Though the spokesman of AMCON, Jude Nwauzor, could not be reached to confirm this development or respond to SMS from our correspondent, the executive secretary of DAPPMA, Mr. Olufemi Adewole, confirmed that its members were already losing their investments to AMCON.

Adewole said: “I will not be in a position to give you names of the depots now shut down by AMCON and the banks, but I can only tell you that our members are now losing their assets to the agency.

“Again, let me emphasise that the figures currently being reported is not accurate because every day interest on the loan multiplies, but I cannot calculate it or give exact figures. However, the information and devastating aspect of this unfinished business is the loss of assets by our members.”

Adewole further lamented that the inability of the federal government to pay the debt had resulted in massive job losses in the oil and gas industry (downstream), which had affected the marketers’ business operations, adding that 60 per cent of marketers are already out of business.

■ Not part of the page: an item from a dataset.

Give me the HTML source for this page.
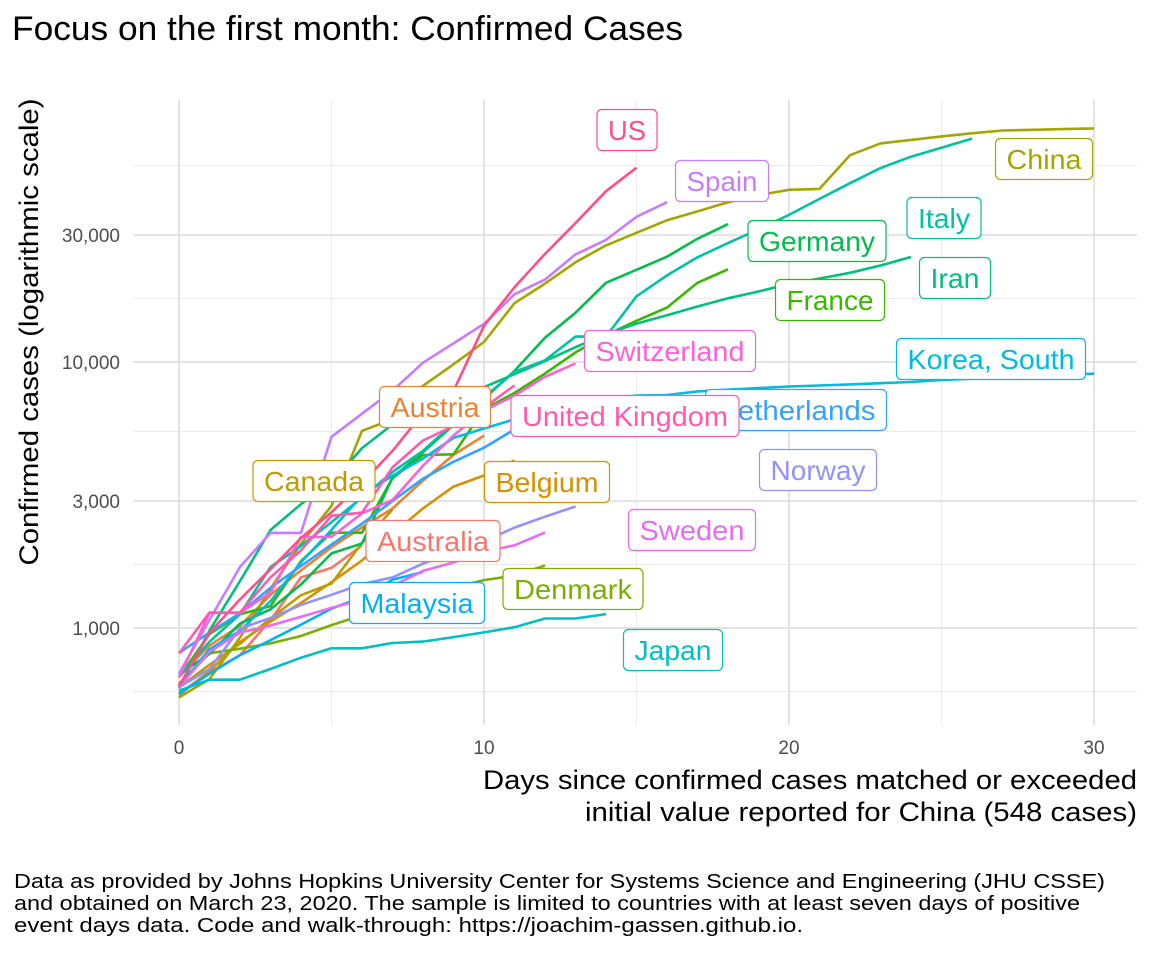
<!DOCTYPE html>
<html><head><meta charset="utf-8">
<style>
html,body{margin:0;padding:0;background:#fff;}
svg{display:block;font-family:"Liberation Sans",Arial,sans-serif;}
</style></head>
<body>
<svg id="chart" width="1152" height="960" viewBox="0 0 1152 960">
<text x="12" y="40" font-size="34" textLength="671" lengthAdjust="spacingAndGlyphs" fill="#000">Focus on the first month: Confirmed Cases</text>
<g id="grid"></g>
<g id="ticks"></g>
<g id="lines"></g>
<g id="labels"></g>
<text transform="translate(38,332) rotate(-90)" text-anchor="middle" font-size="27" textLength="467" lengthAdjust="spacingAndGlyphs" fill="#000">Confirmed cases (logarithmic scale)</text>
<text x="1137" y="789" text-anchor="end" font-size="27" textLength="654" lengthAdjust="spacingAndGlyphs" fill="#000">Days since confirmed cases matched or exceeded</text>
<text x="1137" y="821" text-anchor="end" font-size="27" textLength="552" lengthAdjust="spacingAndGlyphs" fill="#000">initial value reported for China (548 cases)</text>
<g font-size="20" fill="#000">
<text x="14" y="888" textLength="1091" lengthAdjust="spacingAndGlyphs">Data as provided by Johns Hopkins University Center for Systems Science and Engineering (JHU CSSE)</text>
<text x="14" y="910" textLength="1066" lengthAdjust="spacingAndGlyphs">and obtained on March 23, 2020. The sample is limited to countries with at least seven days of positive</text>
<text x="14" y="932" textLength="789" lengthAdjust="spacingAndGlyphs">event days data. Code and walk-through: https://joachim-gassen.github.io.</text>
</g>
</svg>
<script>
const countries = ["Australia","Austria","Belgium","Canada","China","Denmark","France","Germany","Iran","Italy","Japan","Korea, South","Malaysia","Netherlands","Norway","Spain","Sweden","Switzerland","US","United Kingdom"];
const colors = ["#F8766D","#EA8331","#D89000","#C09B00","#A3A500","#7CAE00","#39B600","#00BB4E","#00BF7D","#00C1A3","#00BFC4","#00BAE0","#00B0F6","#35A2FF","#9590FF","#C77CFF","#E76BF3","#FA62DB","#FF4F86","#FF5AAE"];
const australia = [568,681,791,1071,1549,1682,2044];
const austria = [655,860,1018,1332,1646,2013,2388,2814,3582,4474,5283];
const belgium = [559,689,886,1058,1243,1486,1795,2257,2815,3401,3743,4269];
const canada = [598,727,873,1087,1328,1470,2088,2790];
const china = [548,643,920,1406,2075,2877,5509,6087,8141,9802,11891,16630,19716,23707,27440,30587,34110,36814,39829,42354,44386,44759,59895,66358,68413,70513,72434,74211,74619,75077,75550];
const denmark = [617,804,836,875,933,1025,1116,1225,1337,1420,1514,1572,1718];
const france = [653,949,1126,1209,1784,2281,2281,3661,4469,4499,6633,7652,9043,10871,12612,14282,16018,19856,22304];
const germany = [670,799,1040,1176,1457,1908,2078,3675,4585,5795,7272,9257,12327,15320,19848,22213,24873,29056,32986];
const iran = [593,978,1501,2336,2922,3513,4747,5823,6566,7161,8042,9000,10075,11364,12729,13938,14991,16169,17361,18407,19644,20610,21638,23049,24811];
const italy = [655,888,1128,1694,2036,2502,3089,3858,4636,5883,7375,9172,10149,12462,12462,17660,21157,24747,27980,31506,35713,41035,47021,53578,59138,63927,69176];
const japan = [581,639,639,701,773,839,839,878,889,924,963,1007,1086,1086,1128];
const korea = [602,833,977,1261,1766,2337,3150,3736,4335,5186,5621,6088,6593,7041,7314,7478,7513,7755,7869,7979,8086,8162,8236,8320,8413,8565,8652,8799,8897,8961,9037];
const malaysia = [566,673,790,900,1030,1183,1306,1518,1624];
const netherlands = [806,962,1138,1416,1711,2058,2467,3003,3640,4216,4764,5580];
const norway = [598,702,996,1090,1221,1333,1463,1550,1746,1914,2118,2385,2621,2863];
const spain = [673,1073,1695,2277,2277,5232,6391,7798,9942,11748,13910,17963,20410,25374,28768,35136,39885];
const sweden = [599,814,961,1022,1103,1190,1279,1439,1639,1763,1934,2046,2286];
const switzerland = [652,1139,1139,1359,2200,2200,2700,3028,4075,5294,6575,7474,8795,9877];
const us = [605,959,1281,1663,2179,2726,3499,4632,6421,7786,13680,19101,25493,33276,43847,53740];
const uk = [802,1144,1145,1551,1960,2642,2716,4014,5067,5745,6726,8164];
const series = [australia,austria,belgium,canada,china,denmark,france,germany,iran,italy,japan,korea,malaysia,netherlands,norway,spain,sweden,switzerland,us,uk];
const xTicks = [0,10,20,30];
const xMinor = [5,15,25];
const yTicks = [1000,3000,10000,30000];
const yTickLabels = ["1,000","3,000","10,000","30,000"];
const yMinor = [577,1732,5477,17321,54772];

const NS = "http://www.w3.org/2000/svg";
const X0 = 179, XPD = 30.5;
const Y3 = 628, YPDEC = 266;
const PL = 133, PR = 1137, PT = 100, PB = 725;
function sx(d){ return X0 + d * XPD; }
function sy(v){ return Y3 - (Math.log10(v) - 3) * YPDEC; }
function mk(tag, attrs, parent){
  const e = document.createElementNS(NS, tag);
  for (const k in attrs) e.setAttribute(k, attrs[k]);
  parent.appendChild(e);
  return e;
}
const grid = document.getElementById("grid");
const ticks = document.getElementById("ticks");
yMinor.forEach(v => { const y = sy(v); if (y < PT || y > PB) return;
  const l = mk("line", {x1:PL, x2:PR, y1:y, y2:y, stroke:"#ebebeb", "stroke-width":1}, grid);
  
  
});
xMinor.forEach(d => {
  const l = mk("line", {x1:sx(d), x2:sx(d), y1:PT, y2:PB, stroke:"#ebebeb", "stroke-width":1}, grid);
  
  
});
yTicks.forEach((v, i) => { const y = sy(v);
  const l = mk("line", {x1:PL, x2:PR, y1:y, y2:y, stroke:"#e3e3e3", "stroke-width":2}, grid);
  
  
  const t = mk("text", {x:120, y:y + 7, "text-anchor":"end", "font-size":19, fill:"#4d4d4d"}, ticks);
  t.textContent = yTickLabels[i];
  
  
});
xTicks.forEach(d => { const x = sx(d);
  const l = mk("line", {x1:x, x2:x, y1:PT, y2:PB, stroke:"#e3e3e3", "stroke-width":2}, grid);
  
  
  const t = mk("text", {x:x, y:754, "text-anchor":"middle", "font-size":19, fill:"#4d4d4d"}, ticks);
  t.textContent = d;
  
  
});
const lines = document.getElementById("lines");
series.forEach((s, i) => {
  const pts = s.map((v, d) => sx(d).toFixed(1) + "," + sy(v).toFixed(1)).join(" ");
  const p = mk("polyline", {points:pts, fill:"none", stroke:colors[i], "stroke-width":2.6, "stroke-linejoin":"round"}, lines);
  
  
});
// label annotation positions (center x, center y, box width)
const labelPos = {
  "US":[627,130,60],"Spain":[722,181,93],"China":[1044,159,97],"Italy":[944,218,74],
  "Germany":[817,241,138],"Iran":[955,278,71],"France":[830,300,109],"Switzerland":[670,351,171],
  "Korea, South":[991,359,189],"Austria":[435,407,111],"Netherlands":[796,410,181],
  "Canada":[314,481,122],"Belgium":[547,482,125],"Norway":[818,470,117],"Sweden":[692,530,127],
  "Australia":[433,541,134],"Denmark":[573,589,140],"Malaysia":[417,603,135],"Japan":[673,650,99],
  "United Kingdom":[625,416,228]
};
const order = ["China","Italy","Iran","Korea, South","Germany","France","Spain","US","Netherlands","Switzerland","Norway","Sweden","Japan","Austria","United Kingdom","Belgium","Canada","Australia","Denmark","Malaysia"];
const labels = document.getElementById("labels");
order.forEach(name => {
  const i = countries.indexOf(name); const [cx, cy, w] = labelPos[name];
  const g = mk("g", {}, labels);
  
  
  mk("rect", {x:cx - w/2, y:cy - 20.5, width:w, height:41, rx:5, fill:"#fff", stroke:colors[i], "stroke-width":1.2}, g);
  const t = mk("text", {x:cx, y:cy + 10, "text-anchor":"middle", "font-size":27.5, textLength:(w - 22), lengthAdjust:"spacingAndGlyphs", fill:colors[i]}, g);
  t.textContent = name;
});
</script>
</body></html>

According to him, aside marketers that have been forced out of business, others were struggling to survive due to the government’s inability to settle the subsidy arrears, a development, he said, had been threatening investment in the downstream sector.

He said: “It has had very adverse effects on our operations. I am aware of two depots that have been forcibly taken over by banks because they got injunctions from the courts.

“They did so the moment they heard that the National Assembly had approved payment to marketers. Unfortunately, as at today, the money is yet to get into our accounts.

“Some marketers had to lay off more than 90 per cent of their staff because of financial challenges.”

Adewole, however, said that the government had promised that part of the money would come as promissory note and cash.

According to him, the information gathered was that government may pay only in promissory note.

“It means you have to go back and discount this promissory note in the bank. This means we are losing because the money has been delayed and this adds up the interest to be charged on our accounts. Really, what was approved to be paid is not the actual amount the government owes us, the interest came about as a result of devaluation of the naira from N197 to N285 to a dollar,” he explained.

On his part, the chairman of MOMAN, Andrew Gbodume, said: “We appreciate the efforts of the National Assembly, but the non-payment creates a significantly negative impact on the operational efficiency of the downstream sector of the oil industry.

“We can’t pay salaries, and staff reviews in terms of emoluments cannot be done because of this sum owed us.”

He added that the current business model in the downstream sector was unworkable, unsustainable and needed to be reviewed by stakeholders.